Health care is so fragmented, deficient and duplicative that we have trouble keeping even insured patients healthy. We spend more money per capita on health care than any nation, yet the World Health Organization ranks us 37th in overall performance.
The underlying message of this week seems to be that the current system should expand, that more programs should be created, and that people will enroll in insurance plans if given the opportunity. But this would do nothing to change what is fundamentally wrong and unsustainable about our system.
With the important exception of Medicare, health insurance is temporary in nature; the average person regularly experiences significant gaps in coverage. In any given year, 60 million people have no coverage at all for some period of time.
Employer-based coverage is lost or radically changed every time someone moves or changes jobs, when insurers merge or go out of business, when an employee switches plans or when an employer gives up offering health benefits.
Public insurance for low-income people is even more unstable.
Millions without insurance fail to enroll in state-funded insurance programs.
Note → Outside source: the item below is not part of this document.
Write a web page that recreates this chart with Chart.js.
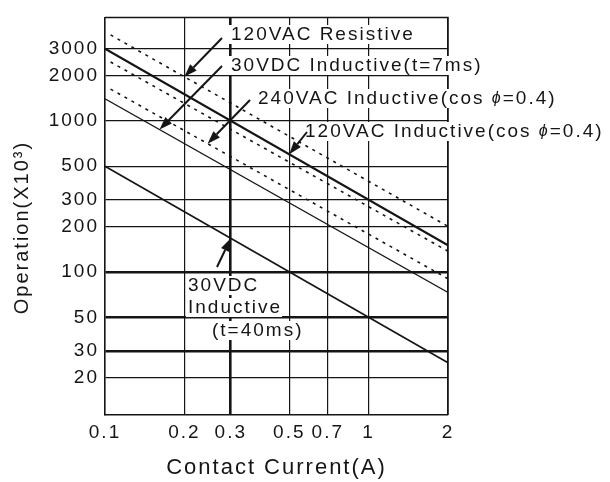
<!DOCTYPE html>
<html>
<head>
<meta charset="utf-8">
<script src="https://cdn.jsdelivr.net/npm/chart.js@4.4.0/dist/chart.umd.min.js"></script>
<style>
  html, body { margin: 0; padding: 0; background: #fff; }
</style>
</head>
<body>
<canvas id="chart" width="610" height="482"></canvas>
<script>
// axis ticks
const currentTicks = [0.1, 0.2, 0.3, 0.5, 0.7, 1, 2];
const operationTicks = [20, 30, 50, 100, 200, 300, 500, 1000, 2000, 3000];
const heavyCurrent = [0.3];
const heavyOperation = [30, 50, 100];

// contact current (A) at the two ends of each line
const solidCurrent = [0.1, 2];
const dashedCurrent = [0.105, 2];

// operations (x10^3) at those ends
const resistive120 = [3700, 200];
const unlabelledDashed = [2450, 137];
const inductive240 = [1620, 90];
const inductive120 = [3000, 150];
const dc30ms7 = [1400, 73];
const dc30ms40 = [500, 25];

const INK = "#151515";
const FONT = "'Liberation Sans', Arial, sans-serif";

const toPoints = (xs, ys) => xs.map((x, i) => ({ x, y: ys[i] }));

const datasets = [
  { data: toPoints(dashedCurrent, resistive120), borderWidth: 1.6, borderDash: [3, 5] },
  { data: toPoints(dashedCurrent, unlabelledDashed), borderWidth: 1.6, borderDash: [3, 5] },
  { data: toPoints(dashedCurrent, inductive240), borderWidth: 1.6, borderDash: [3, 5] },
  { data: toPoints(solidCurrent, inductive120), borderWidth: 2.2 },
  { data: toPoints(solidCurrent, dc30ms7), borderWidth: 1.2 },
  { data: toPoints(solidCurrent, dc30ms40), borderWidth: 1.6 },
].map((d) => Object.assign(d, {
  borderColor: INK,
  pointRadius: 0,
  fill: false,
  tension: 0,
}));

// callouts: text rows, tail of the arrow in px, tip on a series at a current
const PHI = "\u03d5";
const callouts = [
  { rows: [{ x: 231, y: 34, runs: ["120VAC Resistive"] }], tail: [222, 38], series: 0, at: 0.2 },
  { rows: [{ x: 231, y: 65, runs: ["30VDC Inductive(t=7ms)"] }], tail: [222, 66], series: 4, at: 0.161 },
  { rows: [{ x: 258, y: 98, runs: ["240VAC Inductive(cos ", { phi: PHI }, "=0.4)"] }], tail: [250, 100], series: 2, at: 0.245 },
  { rows: [{ x: 305, y: 131, runs: ["120VAC Inductive(cos ", { phi: PHI }, "=0.4)"] }], tail: [307, 132], series: 3, at: 0.5 },
  {
    rows: [
      { x: 188, y: 285, runs: ["30VDC"] },
      { x: 188, y: 307, runs: ["Inductive"] },
      { x: 212, y: 330, runs: ["(t=40ms)"] },
    ],
    tail: [217, 267], series: 5, at: 0.3,
  },
];

function valueOn(ds, x) {
  const [a, b] = ds.data;
  const t = (Math.log(x) - Math.log(a.x)) / (Math.log(b.x) - Math.log(a.x));
  return Math.exp(Math.log(a.y) + t * (Math.log(b.y) - Math.log(a.y)));
}

function drawArrow(ctx, x0, y0, x1, y1) {
  const ang = Math.atan2(y1 - y0, x1 - x0);
  const len = 13, half = 4.5;
  const bx = x1 - len * Math.cos(ang), by = y1 - len * Math.sin(ang);
  ctx.beginPath();
  ctx.moveTo(x0, y0);
  ctx.lineTo(bx, by);
  ctx.lineWidth = 2;
  ctx.stroke();
  ctx.beginPath();
  ctx.moveTo(x1, y1);
  ctx.lineTo(bx + half * Math.sin(ang), by - half * Math.cos(ang));
  ctx.lineTo(bx - half * Math.sin(ang), by + half * Math.cos(ang));
  ctx.closePath();
  ctx.fill();
}

function drawRow(ctx, row) {
  let x = row.x;
  const pieces = row.runs.map((r) => {
    const font = typeof r === "string" ? `19px ${FONT}` : `italic 16px ${FONT}`;
    ctx.font = font;
    const text = typeof r === "string" ? r : r.phi;
    return { text, font, w: ctx.measureText(text).width };
  });
  const total = pieces.reduce((s, p) => s + p.w, 0);
  ctx.fillStyle = "#fff";
  ctx.fillRect(x - 2, row.y - 9, total + 2, 19);
  ctx.fillStyle = INK;
  pieces.forEach((p) => {
    ctx.font = p.font;
    ctx.fillText(p.text, x, row.y + 1);
    x += p.w;
  });
}

const calloutPlugin = {
  id: "callouts",
  beforeDraw(chart) {
    chart.ctx.letterSpacing = "2px";
  },
  afterDatasetsDraw(chart) {
    const { ctx, chartArea: a, scales } = chart;
    ctx.save();
    ctx.strokeStyle = INK;
    ctx.lineWidth = 1.5;
    ctx.beginPath();
    ctx.moveTo(a.left, a.top);
    ctx.lineTo(a.right, a.top);
    ctx.lineTo(a.right, a.bottom);
    ctx.stroke();

    ctx.textBaseline = "middle";
    ctx.textAlign = "left";
    ctx.fillStyle = INK;
    callouts.forEach((c) => {
      c.rows.forEach((row) => drawRow(ctx, row));
      const ds = chart.data.datasets[c.series];
      const tx = scales.x.getPixelForValue(c.at);
      const ty = scales.y.getPixelForValue(valueOn(ds, c.at));
      ctx.fillStyle = INK;
      ctx.strokeStyle = INK;
      drawArrow(ctx, c.tail[0], c.tail[1], tx, ty);
    });
    ctx.restore();
  },
};

new Chart(document.getElementById("chart"), {
  type: "line",
  data: { datasets },
  plugins: [calloutPlugin],
  options: {
    responsive: false,
    animation: false,
    devicePixelRatio: 1,
    layout: { padding: { left: 0, right: 162, top: 15, bottom: 0 } },
    plugins: { legend: { display: false }, tooltip: { enabled: false } },
    scales: {
      x: {
        type: "logarithmic",
        min: 0.1,
        max: 2,
        afterBuildTicks: (s) => { s.ticks = currentTicks.map((value) => ({ value })); },
        afterFit: (s) => { s.height = 67; },
        ticks: {
          callback: (v) => String(v),
          autoSkip: false,
          maxRotation: 0,
          padding: 6,
          color: INK,
          font: { family: FONT, size: 19 },
        },
        grid: {
          color: INK,
          drawTicks: false,
          lineWidth: (c) => (heavyCurrent.includes(c.tick && c.tick.value) ? 2.6 : 1.2),
        },
        border: { color: INK, width: 1.5 },
        title: {
          display: true,
          text: "Contact Current(A)",
          color: INK,
          font: { family: FONT, size: 22 },
          padding: { bottom: 1 },
        },
      },
      y: {
        type: "logarithmic",
        min: 11.28,
        max: 4833,
        afterBuildTicks: (s) => { s.ticks = operationTicks.map((value) => ({ value })); },
        afterFit: (s) => { s.width = 105; },
        ticks: {
          callback: (v) => String(v),
          autoSkip: false,
          padding: 6,
          color: INK,
          font: { family: FONT, size: 19 },
        },
        grid: {
          color: INK,
          drawTicks: false,
          lineWidth: (c) => (heavyOperation.includes(c.tick && c.tick.value) ? 2.6 : 1.2),
        },
        border: { color: INK, width: 1.5 },
        title: {
          display: true,
          // trailing spaces push the rotated title down to where the original sits
          text: "Operation(X10\u00b3)   ",
          color: INK,
          font: { family: FONT, size: 20 },
          padding: { top: 10 },
        },
      },
    },
  },
});
</script>
</body>
</html>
More than half of the 7.8 million uninsured children who should be covered by Medicaid or state child-health insurance programs are not. Maybe their parents couldn't take time off from work to register them, or were baffled by the paperwork. Many simply don't know they are eligible. In these "safety-net programs" a staggering 40 percent of enrollees lose coverage each year. This is mostly because they fail to recertify their eligibility, not because they no longer qualify, but simply because of the unbelievable bureaucracy.
Creating even more government-funded insurance plans is not the solution. New York state has added Child Health Plus and Family Health Plus programs to cover the working poor who are ineligible for Medicaid. While we welcome extending state coverage to more people, adding separate plans makes the system more complex and expensive. Coverage under Child Health Plus is not identical to coverage under Family Health Plus, and both are different from "regular" Medicaid benefits. Enrollees have a bumpy transition from one plan to the other, after losing coverage for several months in between. Providers, too, are confused by the different benefit packages and payment protocols. Creating different plans for different populations fails to create any level of comfort or security for patients-and for providers. Both groups should be free to attend to matters of health, instead of pursuing the vagaries of a fragmented payment system.
We must start looking at how to provide universal access to health care, to do what all other developed nations have done: adopt a single-payer system that provides access to basic health services for all.
"Socialized medicine"? Look at Medicare-a federally funded, universal entitlement to health care for everyone over 65. Remember, too, that this country once debated whether to establish equal, publicly funded education for all. Today, it is unimaginable that a civilized society would not educate its people. I believe that it is equally indefensible not to provide universal health care, paid for by society as a whole.
Under a single-payer system and universal coverage, people would be able to develop long-term relationships with their doctors. Doctors and hospitals will know they will be paid, and they won't have to waste time and money navigating their way through the different rules and protocols of hundreds of insurance plans. Providers of care can invest resources in prevention and can be assured that, should a patient be diagnosed with an acute or chronic illness, that patient will have the ability to follow through with treatment without fear of losing doctors or coverage.
We must construct a system in which the money now wasted on insurance-churning and unnecessary administrative tasks goes toward helping people to stay healthy.
The writer is president and CEO of
Tarrytown-based Hudson Health Plan,
a provider of state-assisted insurance.